Every now and then I get an itch that can only be relieved by a giallo. For the uninitiated, giallo films were murder mysteries made in Italy predominantly in the early to mid 70’s. They were often very stylish with bombastic soundtracks, lurid murder scenes, beautiful women, and impressive cinematography. They were often more about style that substance and there is no substitute for them. Director Sergio Martino made a string of them in the 70’s with The Suspicious Death of A Minor being the last one. Thanks to Arrow Video, I was able to scratch my itch with it, directed by one of the masters of Italian cult cinema.
The Suspicious Death of a Minor (aka Too Young to Die) begins with a teenage girl at a dance who is terrified. She sits at a table in fear for her life. A rugged and handsome man (played by Claudio Cassinelli, Slave of the Cannibal God, Murder Rock) asks her to dance and she agrees. That is until she spots the reason for her fear: a hitman. She runs away and before the handsome man can catch up, the hitman slays her with a blade and runs off. As it turns out, this bespectacled handsome man is cop who is working for the department on an unofficial basis. He wants to know why she was slain and by whom. Such begins the mystery of the film that will eventually involve the help of a petty thief, a ring of child prostitution, regular prostitutes, car chases, roof chases, and shoot outs.

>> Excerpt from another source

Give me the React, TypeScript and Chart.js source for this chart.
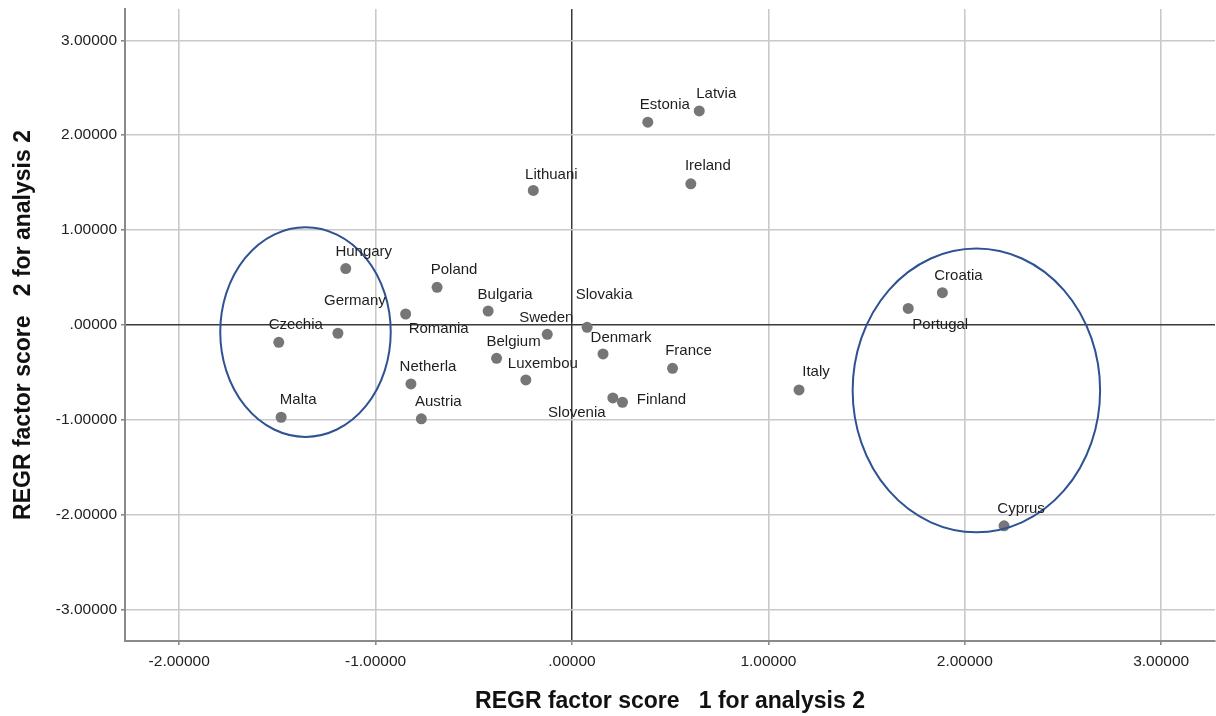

Now I know what you’re thinking, gee that doesn’t sound much like a giallo. You’re right. This film was made when the Poliziotteschi (Italian cop action/crime films) was starting to take over in the Italian box office so the film is really probably only 10% giallo, 80% Poliziotteschi, and 10% comedy. Still I found The Suspicious Death of a Minor to be a very satisfying watch. The score is heavily influenced by Goblin which I’m 100% ok with because it’s a great score. The plot is well written with some interesting twists and turns, plus it was written with action in mind so the film never becomes dull. Our hero is tough, smart, and funny, which makes for a satisfying leading man too. In fact, I would have liked to have seen more films set in this universe with this unofficial cop that can break all the rules to get his man. The killer is stoic and almost inhuman which makes him a frightening antagonist but really he’s just a weapon for an even more sleazy and evil man. The film manages to hit all the sweet spots of both genres: it features beautiful women being hunted, it has a memorable gialli soundtrack, it has a murder mystery but it also has action, car chases, shoot outs, and a tough guy lead. The comedy in the film at times undercuts the tension, such as placing wacky music and slapstick elements in what would have been a suspenseful car chase, but thankfully the comedy does not ruin the film. At times it even enhances the overall fun of the flick, though the usefulness of the comedic elements may vary by viewer tastes.
While not a full-on giallo, The Suspicious Death of a Minor is a great Italian horror/action/comedy that manages to be very satisfying on all fronts. It was written by Ernesto Gastaldi who also wrote Death Walks on High Heels and Death Walks at Midnight which are two of my favorite gialli. He also wrote All the Colors of the Night, Your Vice is a Locked Room and Only I have The Key, Torso, The Grand Duel, and many many other notable Italian genre films. Add The Suspicious Death of a Minor to his long list of successful screenplays.
It’s an odd duck of a movie but one that I found to be highly enjoyable. Well written, acted, and directed, it feels like a film that should have a better reputation (or a reputation at all) among cult cinema fans. The blu looks fantastic with a total restoration. The film is presented in original Italian and from what i could tell, all the actors speak Italian anyway. The film has a commentary track by Troy Howarth, and an interview with Sergio Martino and cinematographer Giancarlo Ferrando.
If you love Italian cinema of the 70’s, The Suspicious Death of a Minor is a a must see film. It’s a hybrid of genres that works very well, directed by a master of the genres.